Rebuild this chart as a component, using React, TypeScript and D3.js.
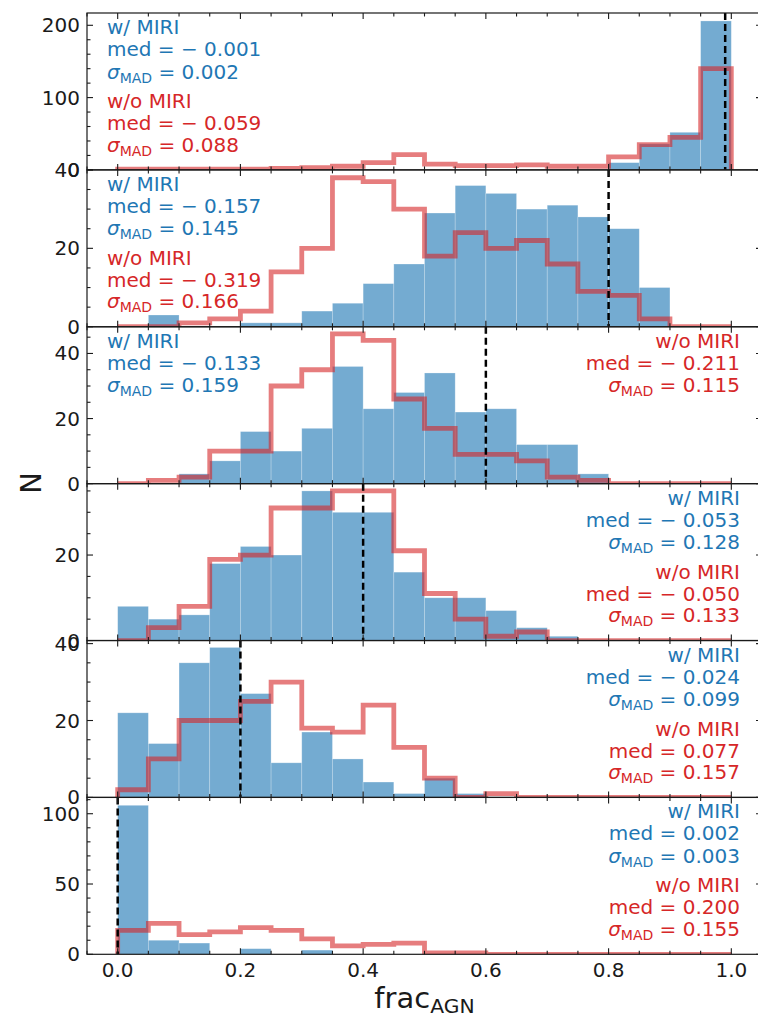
import React from 'react';
import * as d3 from 'd3';

// ---------- data ----------
const binEdges = [0, 0.05, 0.1, 0.15, 0.2, 0.25, 0.3, 0.35, 0.4, 0.45, 0.5, 0.55, 0.6, 0.65, 0.7, 0.75, 0.8, 0.85, 0.9, 0.95, 1.0];

const withMiri1 = [0, 0, 0, 0, 0, 0, 0, 0, 0, 0, 0, 0, 0, 0, 0, 0, 10, 36, 52, 206];
const withoutMiri1 = [1, 1, 1, 1, 1, 2, 3, 5, 10, 21, 8, 6, 6, 7, 5, 5, 18, 35, 45, 140];

const withMiri2 = [0, 3, 0, 0, 1, 1, 4, 6, 11, 16, 29, 36, 34, 30, 31, 28, 25, 10, 0, 0];
const withoutMiri2 = [0, 0, 1, 2, 4, 14, 20, 38, 37, 30, 18, 24, 20, 22, 16, 9, 8, 2, 0, 0];

const withMiri3 = [0, 0, 3, 7, 16, 10, 17, 36, 23, 28, 34, 22, 23, 12, 12, 3, 0, 0, 0, 0];
const withoutMiri3 = [0, 1, 2, 10, 10, 30, 35, 46, 44, 26, 17, 9, 9, 7, 2, 1, 0, 0, 0, 0];

const withMiri4 = [8, 5, 6, 18, 22, 20, 35, 30, 30, 16, 10, 10, 7, 3, 1, 0, 0, 0, 0, 0];
const withoutMiri4 = [0, 3, 8, 19, 20, 31, 31, 35, 35, 21, 11, 5, 1, 2, 0, 0, 0, 0, 0, 0];

const withMiri5 = [22, 14, 35, 39, 27, 9, 17, 10, 4, 1, 5, 1, 0, 0, 0, 0, 0, 0, 0, 0];
const withoutMiri5 = [2, 10, 20, 20, 25, 30, 18, 17, 24, 13, 5, 0, 1, 0, 0, 0, 0, 0, 0, 0];

const withMiri6 = [106, 10, 8, 0, 4, 0, 3, 0, 0, 0, 0, 0, 0, 0, 0, 0, 0, 0, 0, 0];
const withoutMiri6 = [17, 22, 14, 16, 19, 17, 11, 6, 7, 8, 1, 1, 0, 0, 0, 0, 0, 0, 0, 0];

const truthValues = [0.99, 0.8, 0.6, 0.4, 0.2, 0.0];
const yMaxValues = [217, 40, 48.2, 36.7, 40.8, 111.6];
const yMajorTicks = [[0, 100, 200], [0, 20, 40], [0, 20, 40], [0, 20], [0, 20, 40], [0, 50, 100]];
const yMinorStep = [20, 5, 5, 5, 5, 10];

const blueMed = ['\u2212 0.001', '\u2212 0.157', '\u2212 0.133', '\u2212 0.053', '\u2212 0.024', '0.002'];
const blueSig = ['0.002', '0.145', '0.159', '0.128', '0.099', '0.003'];
const redMed = ['\u2212 0.059', '\u2212 0.319', '\u2212 0.211', '\u2212 0.050', '0.077', '0.200'];
const redSig = ['0.088', '0.166', '0.115', '0.133', '0.157', '0.155'];
// text layout per panel: [blue side, blue first row, red side, red first row]
const textLayout: [string, number, string, number][] = [
  ['left', 0, 'left', 3],
  ['left', 0, 'left', 3],
  ['left', 0, 'right', 0],
  ['right', 0, 'right', 3],
  ['right', 0, 'right', 3],
  ['right', 0, 'right', 3],
];

const xMajorTicks = [0, 0.2, 0.4, 0.6, 0.8, 1.0];
const xTickLabels = ['0.0', '0.2', '0.4', '0.6', '0.8', '1.0'];

// ---------- layout ----------
const W = 758;
const H = 1021;
const left = 87;
const right = 762;
const top = 13;
const bottom = 954.3;
const nPanels = 6;
const panelH = (bottom - top) / nPanels;
const BLUE = '#1f77b4';
const RED = '#d62728';
const INK = '#1a1a1a';
const FONT = '"DejaVu Sans", sans-serif';
const rowOffsets = [21, 43, 65.5, 95, 117, 138.5];

const x = d3.scaleLinear().domain([-0.05, 1.05]).range([left, right]);
const xMinor = d3.range(-0.05, 1.0501, 0.05).map((v) => Math.round(v * 100) / 100);

const withMiri = [withMiri1, withMiri2, withMiri3, withMiri4, withMiri5, withMiri6];
const withoutMiri = [withoutMiri1, withoutMiri2, withoutMiri3, withoutMiri4, withoutMiri5, withoutMiri6];

function StatBlock({ side, row0, panelTop, color, label, med, sig }: any) {
  const tx = side === 'left' ? 107 : 740;
  const anchor = side === 'left' ? 'start' : 'end';
  const fs = 20;
  return (
    <g fill={color} fontFamily={FONT} fontSize={fs} textAnchor={anchor}>
      <text x={tx} y={panelTop + rowOffsets[row0]}>{label}</text>
      <text x={tx} y={panelTop + rowOffsets[row0 + 1]} xmlSpace="preserve">{'med = ' + med}</text>
      <text x={tx} y={panelTop + rowOffsets[row0 + 2]} xmlSpace="preserve">
        <tspan fontStyle="italic">{'\u03c3'}</tspan>
        <tspan fontSize={14} dy={4}>MAD</tspan>
        <tspan dy={-4}>{' = ' + sig}</tspan>
      </text>
    </g>
  );
}

function Panel({ i }: { i: number }) {
  const pTop = top + i * panelH;
  const pBot = pTop + panelH;
  const y = d3.scaleLinear().domain([0, yMaxValues[i]]).range([pBot, pTop]);
  const blue = withMiri[i];
  const red = withoutMiri[i];
  const pts: [number, number][] = [[x(binEdges[0]), y(0)]];
  red.forEach((v, k) => {
    pts.push([x(binEdges[k]), y(v)]);
    pts.push([x(binEdges[k + 1]), y(v)]);
  });
  pts.push([x(binEdges[binEdges.length - 1]), y(0)]);
  const stepPath = d3.line()(pts) || '';
  const minors = d3.range(0, yMaxValues[i] + 0.001, yMinorStep[i]).filter((v) => !yMajorTicks[i].includes(v));
  const clipId = 'clip' + i;
  const tl = textLayout[i];
  return (
    <g>
      <defs>
        <clipPath id={clipId}>
          <rect x={left} y={pTop} width={right - left} height={panelH} />
        </clipPath>
      </defs>
      <g clipPath={`url(#${clipId})`}>
        {blue.map((v, k) =>
          v > 0 ? (
            <rect
              key={k}
              x={x(binEdges[k])}
              y={y(v)}
              width={x(binEdges[k + 1]) - x(binEdges[k])}
              height={y(0) - y(v)}
              fill={BLUE}
              fillOpacity={0.62}
              stroke="#ffffff"
              strokeOpacity={0.35}
              strokeWidth={0.7}
            />
          ) : null
        )}
        <path d={stepPath} fill="none" stroke={RED} strokeOpacity={0.6} strokeWidth={4.8} strokeLinejoin="miter" />
        <line
          x1={x(truthValues[i])}
          x2={x(truthValues[i])}
          y1={pTop}
          y2={pBot}
          stroke="#000"
          strokeWidth={2.5}
          strokeDasharray="7,4"
        />
      </g>
      {/* frame */}
      <rect x={left} y={pTop} width={right - left} height={panelH} fill="none" stroke={INK} strokeWidth={1.2} />
      {/* x ticks top and bottom */}
      {xMinor.map((v) => {
        const major = xMajorTicks.some((m) => Math.abs(m - v) < 1e-6);
        const len = major ? 6 : 3.5;
        return (
          <g key={'xt' + v} stroke={INK} strokeWidth={1.1}>
            <line x1={x(v)} x2={x(v)} y1={pBot} y2={pBot - len} />
            <line x1={x(v)} x2={x(v)} y1={pTop} y2={pTop + len} />
          </g>
        );
      })}
      {/* y ticks */}
      {yMajorTicks[i].map((v) => (
        <g key={'ym' + v}>
          <line x1={left} x2={left + 6} y1={y(v)} y2={y(v)} stroke={INK} strokeWidth={1.1} />
          <line x1={right} x2={right - 6} y1={y(v)} y2={y(v)} stroke={INK} strokeWidth={1.1} />
          <text x={80} y={y(v) + 7} textAnchor="end" fontFamily={FONT} fontSize={20} fill={INK}>
            {v}
          </text>
        </g>
      ))}
      {minors.map((v) => (
        <g key={'yn' + v} stroke={INK} strokeWidth={1.1}>
          <line x1={left} x2={left + 3.5} y1={y(v)} y2={y(v)} />
          <line x1={right} x2={right - 3.5} y1={y(v)} y2={y(v)} />
        </g>
      ))}
      <StatBlock side={tl[0]} row0={tl[1]} panelTop={pTop} color={BLUE} label="w/ MIRI" med={blueMed[i]} sig={blueSig[i]} />
      <StatBlock side={tl[2]} row0={tl[3]} panelTop={pTop} color={RED} label="w/o MIRI" med={redMed[i]} sig={redSig[i]} />
    </g>
  );
}

export default function App() {
  return (
    <svg
      width={W}
      height={H}
      viewBox={`0 0 ${W} ${H}`}
      style={{ position: 'absolute', left: 0, top: 0, background: '#fff' }}
    >
      <rect x={0} y={0} width={W} height={H} fill="#fff" />
      {d3.range(nPanels).map((i) => (
        <Panel key={i} i={i} />
      ))}
      {xMajorTicks.map((v, k) => (
        <text key={'xl' + k} x={x(v)} y={976.5} textAnchor="middle" fontFamily={FONT} fontSize={20} fill={INK}>
          {xTickLabels[k]}
        </text>
      ))}
      <text x={424.5} y={1008} textAnchor="middle" fontFamily={FONT} fontSize={29} fill={INK}>
        frac
        <tspan fontSize={20.3} dy={5}>AGN</tspan>
      </text>
      <text
        transform="translate(41,483) rotate(-90)"
        textAnchor="middle"
        fontFamily={FONT}
        fontSize={29}
        fill={INK}
      >
        N
      </text>
    </svg>
  );
}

◇ ◇ ◇ ◇ ◇

**REQUEST**
Write out nothing but the lines from the start of the data through the line with "35, 45, 140];". Leave out the pictures.

**RESULT BELOW**
Rebuild this chart as a component, using React, TypeScript and D3.js.
import React from 'react';
import * as d3 from 'd3';

// ---------- data ----------
const binEdges = [0, 0.05, 0.1, 0.15, 0.2, 0.25, 0.3, 0.35, 0.4, 0.45, 0.5, 0.55, 0.6, 0.65, 0.7, 0.75, 0.8, 0.85, 0.9, 0.95, 1.0];

const withMiri1 = [0, 0, 0, 0, 0, 0, 0, 0, 0, 0, 0, 0, 0, 0, 0, 0, 10, 36, 52, 206];
const withoutMiri1 = [1, 1, 1, 1, 1, 2, 3, 5, 10, 21, 8, 6, 6, 7, 5, 5, 18, 35, 45, 140];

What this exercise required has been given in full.